§ **DATASET EXTRACT**:

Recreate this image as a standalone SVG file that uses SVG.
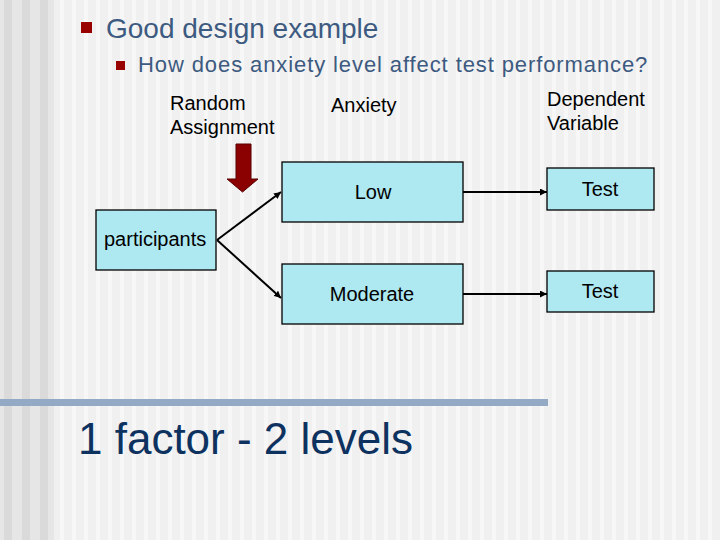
<svg xmlns="http://www.w3.org/2000/svg" width="720" height="540" viewBox="0 0 720 540">
<defs>
<pattern id="stripes" x="0" y="0" width="12" height="540" patternUnits="userSpaceOnUse">
<rect x="0" y="0" width="12" height="540" fill="#f0f0f0"/>
<rect x="0" y="0" width="4" height="540" fill="#f7f7f7"/>
</pattern>
<pattern id="lstripes" x="0" y="0" width="18" height="540" patternUnits="userSpaceOnUse">
<rect x="0" y="0" width="18" height="540" fill="#e6e6e6"/>
<rect x="4" y="0" width="8" height="540" fill="#dadada"/>
</pattern>
<marker id="ah" viewBox="0 0 10 10" refX="10" refY="5" markerWidth="7" markerHeight="7" markerUnits="userSpaceOnUse" orient="auto">
<path d="M0,0 L10,5 L0,10 z" fill="#000"/>
</marker>
</defs>
<style>
.box{fill:#aee8f0;stroke:#000;stroke-width:1.3}
.lbl{font-family:"Liberation Sans",Arial,sans-serif;font-size:20px;fill:#000}
.conn{stroke:#000;stroke-width:2;fill:none}
.bul{fill:#990000}
</style>
<rect x="0" y="0" width="720" height="540" fill="url(#stripes)"/>
<rect x="0" y="0" width="54" height="540" fill="url(#lstripes)"/>
<rect x="0" y="399" width="548" height="7" fill="#94a9c3"/>

<rect class="bul" x="81" y="22" width="11" height="11"/>
<text x="106" y="38" font-family="Liberation Sans,Arial,sans-serif" font-size="28" fill="#3d5a80">Good design example</text>
<rect class="bul" x="116" y="61" width="9" height="9"/>
<text x="138" y="72" font-family="Liberation Sans,Arial,sans-serif" font-size="22" letter-spacing="0.9" fill="#3d5a80">How does anxiety level affect test performance?</text>

<text class="lbl" x="170" y="110">Random</text>
<text class="lbl" x="170" y="134">Assignment</text>
<text class="lbl" x="331" y="112">Anxiety</text>
<text class="lbl" x="547" y="106">Dependent</text>
<text class="lbl" x="547" y="130">Variable</text>

<g id="random-arrow">
<path d="M236,144 L251,144 L251,179 L258,179 L242.5,192 L227,179 L236,179 Z" fill="#8b0000" stroke="#5a0000" stroke-width="1"/>
</g>

<g id="connectors">
<line class="conn" x1="217" y1="240" x2="281" y2="192" marker-end="url(#ah)"/>
<line class="conn" x1="217" y1="240" x2="281" y2="298" marker-end="url(#ah)"/>
<line class="conn" x1="463" y1="192" x2="547" y2="192" marker-end="url(#ah)"/>
<line class="conn" x1="463" y1="294" x2="547" y2="294" marker-end="url(#ah)"/>
</g>

<g id="participants">
<rect class="box" x="96" y="210" width="120" height="60"/>
<text class="lbl" x="104" y="246">participants</text>
</g>
<g id="low">
<rect class="box" x="282" y="162" width="181" height="60"/>
<text class="lbl" x="373" y="199" text-anchor="middle">Low</text>
</g>
<g id="moderate">
<rect class="box" x="282" y="264" width="181" height="60"/>
<text class="lbl" x="372" y="301" text-anchor="middle">Moderate</text>
</g>
<g id="test1">
<rect class="box" x="547" y="168" width="107" height="42"/>
<text class="lbl" x="600" y="196" text-anchor="middle">Test</text>
</g>
<g id="test2">
<rect class="box" x="547" y="271" width="107" height="41"/>
<text class="lbl" x="600" y="298" text-anchor="middle">Test</text>
</g>

<text x="78" y="454" font-family="Liberation Sans,Arial,sans-serif" font-size="44" fill="#0d3260">1 factor - 2 levels</text>
</svg>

§ **OBJECTIVE**: Omit the pictures and give the material again, exactly and in full.

§ **RESULT**:
Recreate this image as a standalone SVG file that uses SVG.
<svg xmlns="http://www.w3.org/2000/svg" width="720" height="540" viewBox="0 0 720 540">
<defs>
<pattern id="stripes" x="0" y="0" width="12" height="540" patternUnits="userSpaceOnUse">
<rect x="0" y="0" width="12" height="540" fill="#f0f0f0"/>
<rect x="0" y="0" width="4" height="540" fill="#f7f7f7"/>
</pattern>
<pattern id="lstripes" x="0" y="0" width="18" height="540" patternUnits="userSpaceOnUse">
<rect x="0" y="0" width="18" height="540" fill="#e6e6e6"/>
<rect x="4" y="0" width="8" height="540" fill="#dadada"/>
</pattern>
<marker id="ah" viewBox="0 0 10 10" refX="10" refY="5" markerWidth="7" markerHeight="7" markerUnits="userSpaceOnUse" orient="auto">
<path d="M0,0 L10,5 L0,10 z" fill="#000"/>
</marker>
</defs>
<style>
.box{fill:#aee8f0;stroke:#000;stroke-width:1.3}
.lbl{font-family:"Liberation Sans",Arial,sans-serif;font-size:20px;fill:#000}
.conn{stroke:#000;stroke-width:2;fill:none}
.bul{fill:#990000}
</style>
<rect x="0" y="0" width="720" height="540" fill="url(#stripes)"/>
<rect x="0" y="0" width="54" height="540" fill="url(#lstripes)"/>
<rect x="0" y="399" width="548" height="7" fill="#94a9c3"/>

<rect class="bul" x="81" y="22" width="11" height="11"/>
<text x="106" y="38" font-family="Liberation Sans,Arial,sans-serif" font-size="28" fill="#3d5a80">Good design example</text>
<rect class="bul" x="116" y="61" width="9" height="9"/>
<text x="138" y="72" font-family="Liberation Sans,Arial,sans-serif" font-size="22" letter-spacing="0.9" fill="#3d5a80">How does anxiety level affect test performance?</text>

<text class="lbl" x="170" y="110">Random</text>
<text class="lbl" x="170" y="134">Assignment</text>
<text class="lbl" x="331" y="112">Anxiety</text>
<text class="lbl" x="547" y="106">Dependent</text>
<text class="lbl" x="547" y="130">Variable</text>

<g id="random-arrow">
<path d="M236,144 L251,144 L251,179 L258,179 L242.5,192 L227,179 L236,179 Z" fill="#8b0000" stroke="#5a0000" stroke-width="1"/>
</g>

<g id="connectors">
<line class="conn" x1="217" y1="240" x2="281" y2="192" marker-end="url(#ah)"/>
<line class="conn" x1="217" y1="240" x2="281" y2="298" marker-end="url(#ah)"/>
<line class="conn" x1="463" y1="192" x2="547" y2="192" marker-end="url(#ah)"/>
<line class="conn" x1="463" y1="294" x2="547" y2="294" marker-end="url(#ah)"/>
</g>

<g id="participants">
<rect class="box" x="96" y="210" width="120" height="60"/>
<text class="lbl" x="104" y="246">participants</text>
</g>
<g id="low">
<rect class="box" x="282" y="162" width="181" height="60"/>
<text class="lbl" x="373" y="199" text-anchor="middle">Low</text>
</g>
<g id="moderate">
<rect class="box" x="282" y="264" width="181" height="60"/>
<text class="lbl" x="372" y="301" text-anchor="middle">Moderate</text>
</g>
<g id="test1">
<rect class="box" x="547" y="168" width="107" height="42"/>
<text class="lbl" x="600" y="196" text-anchor="middle">Test</text>
</g>
<g id="test2">
<rect class="box" x="547" y="271" width="107" height="41"/>
<text class="lbl" x="600" y="298" text-anchor="middle">Test</text>
</g>

<text x="78" y="454" font-family="Liberation Sans,Arial,sans-serif" font-size="44" fill="#0d3260">1 factor - 2 levels</text>
</svg>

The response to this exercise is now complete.